En marge des manifestations contre la réforme des retraites, au moins deux procureurs en poste dans de grandes villes ont constitué des fichiers de manifestants gardés à vue, cela sans aucune base légale. Les défenseurs des libertés s’inquiètent de l’usage qui pourrait en être fait.

Le cadre normal pour les remontées d’informations des parquets est le suivant. Le logiciel Sphinx du ministère de la justice sert à compiler le nombre de gardes à vue, les infractions pénales retenues et les suites pénales décidées. Mais il s’agit là uniquement de statistiques, qui sont adressées par chaque parquet de tribunal judiciaire au parquet général de la cour d’appel dont il dépend, puis transmises au ministère de la justice via la Direction des affaires criminelles et des grâces (DACG). Elles ne comportent aucune information sur l’identité des personnes placées en garde à vue, à la différence notable du Traitement d’antécédents judiciaires (TAJ), le fichier géant utilisé par les services de police et de gendarmerie, objet de nombreuses critiques.

En théorie, seules les affaires dites « signalées », c’est-à-dire sensibles politiquement, économiquement ou médiatiquement, font l’objet de rapports nominatifs qui remontent à la haute hiérarchie judiciaire et à la Chancellerie.

En pleine contestation contre la réforme des retraites, dans une dépêche envoyée le 18 mars aux procureurs généraux, le ministre de la justice Éric Dupond-Moretti a joué la fermeté, en demandant « une réponse pénale systématique et rapide » contre des personnes interpellées en marge des manifestations. La Chancellerie étant par ailleurs gourmande en statistiques, les parquets généraux commandent de plus en plus de rapports et de statistiques aux parquets qu’ils chapeautent. De là à imaginer que certains hauts magistrats du parquet fassent du zèle, il n’y a qu’un pas.

Selon nos informations, le recours aux tableaux Excel dans certains parquets a démarré mi-mars, quand Emmanuel Macron et Élisabeth Borne ont déclenché le 49-3 pour faire adopter la réforme des retraites sans vote de l’Assemblée, et que les manifestations sont devenues plus tendues. (...)

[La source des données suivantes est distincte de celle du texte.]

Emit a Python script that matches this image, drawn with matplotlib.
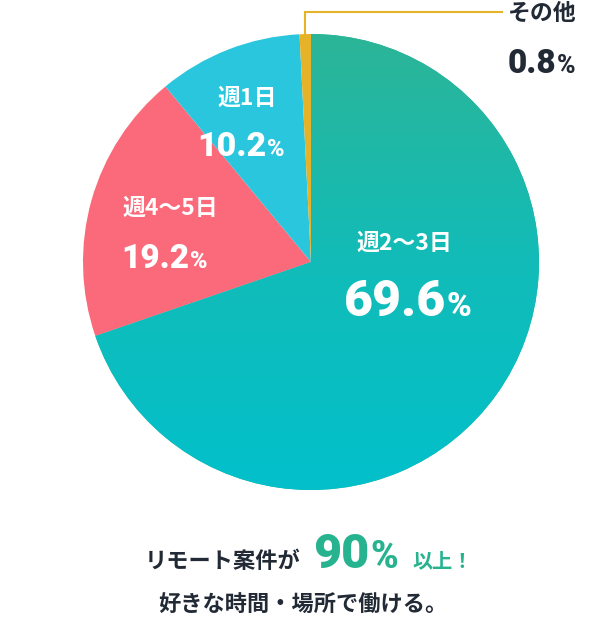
import matplotlib
matplotlib.use("Agg")
import matplotlib.pyplot as plt
import numpy as np
from matplotlib.colors import LinearSegmentedColormap

plt.rcParams['font.family'] = ['Noto Sans CJK JP', 'DejaVu Sans']

# ---- data ----
categories = ["週2〜3日", "週4〜5日", "週1日", "その他"]
values = [69.6, 19.2, 10.2, 0.8]
value_labels = ["69.6", "19.2", "10.2", "0.8"]
colors = ["#2bb597", "#fb6a7b", "#29c6dd", "#e6b228"]
headline_pre = "リモート案件が"
headline_num = "90"
headline_post = "以上！"
subline = "好きな時間・場所で働ける。"

NUMFONT = ['Roboto']
NUMWEIGHT = 900
DARK = "#222a36"
GREEN = "#27b38f"

fig = plt.figure(figsize=(6.12, 6.18), dpi=100)
ax = fig.add_axes([0, 0, 1, 1])

cx, cy, R = 311, 262, 228
wedges, _ = ax.pie(values, colors=colors, startangle=-90, counterclock=True,
                   radius=R, center=(cx, cy), frame=True,
                   wedgeprops=dict(linewidth=0))

# gradient fill for the main wedge
cmap = LinearSegmentedColormap.from_list("tg", ["#2cb597", "#12bcb8", "#02c0cb"])
grad = np.linspace(0, 1, 256).reshape(-1, 1)
im = ax.imshow(grad, cmap=cmap, extent=(cx - R, cx + R, cy + R, cy - R),
               origin='upper', aspect='auto', zorder=wedges[0].get_zorder() + 0.1)
im.set_clip_path(wedges[0])
ax.set_xlim(0, 612)
ax.set_ylim(618, 0)
ax.set_aspect('auto')
ax.axis('off')


def num_pct(xs, yb, num, nsize, psize, color, gap=1):
    ax.text(xs, yb, num, ha='right', va='baseline', fontsize=nsize,
            fontweight=NUMWEIGHT, color=color, family=NUMFONT, zorder=5)
    ax.text(xs + gap, yb, "%", ha='left', va='baseline', fontsize=psize,
            fontweight=NUMWEIGHT, color=color, family=NUMFONT, zorder=5)


# slice labels
ax.text(404, 243, categories[0], ha='center', va='center', fontsize=16.5,
        fontweight='bold', color='white', zorder=5)
num_pct(446, 316, value_labels[0], 36, 24, 'white')

ax.text(170, 208, categories[1], ha='center', va='center', fontsize=16.5,
        fontweight='bold', color='white', zorder=5)
num_pct(189, 268, value_labels[1], 24, 17, 'white')

ax.text(247, 98, categories[2], ha='center', va='center', fontsize=16.5,
        fontweight='bold', color='white', zorder=5)
num_pct(266, 156, value_labels[2], 24.5, 17, 'white')

# leader line for その他
ax.plot([305, 305, 502], [34, 12, 12], color=colors[3], lw=1.5,
        solid_joinstyle='miter', zorder=4)
ax.text(542, 13, categories[3], ha='center', va='center', fontsize=16.5,
        fontweight='bold', color=DARK, zorder=5)
num_pct(556, 73, value_labels[3], 24, 18, DARK)

# bottom headline
ax.text(300, 562, headline_pre, ha='right', va='center', fontsize=16,
        fontweight='bold', color=DARK)
ax.text(369, 568, headline_num, ha='right', va='baseline', fontsize=35,
        fontweight=NUMWEIGHT, color=GREEN, family=NUMFONT)
ax.text(370, 568, "%", ha='left', va='baseline', fontsize=27,
        fontweight=NUMWEIGHT, color=GREEN, family=NUMFONT)
ax.text(412, 561, headline_post, ha='left', va='center', fontsize=14.5,
        fontweight='bold', color=GREEN)
ax.text(303, 605, subline, ha='center', va='center', fontsize=16,
        fontweight='bold', color=DARK)

fig.savefig("out.png", dpi=100)
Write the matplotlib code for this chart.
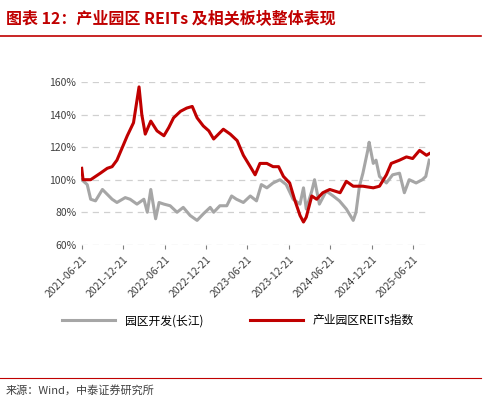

Au Syndicat de la magistrature (SM), qui réclame de longue date la fin des rapports sur les dossiers individuels signalés, on se montre vigilant. « La remontée d’informations devrait se limiter à de simples rapports généraux permettant d’évaluer l’application de la politique pénale », déclare Thibaut Spriet, membre du bureau national du SM, sollicité par Mediapart.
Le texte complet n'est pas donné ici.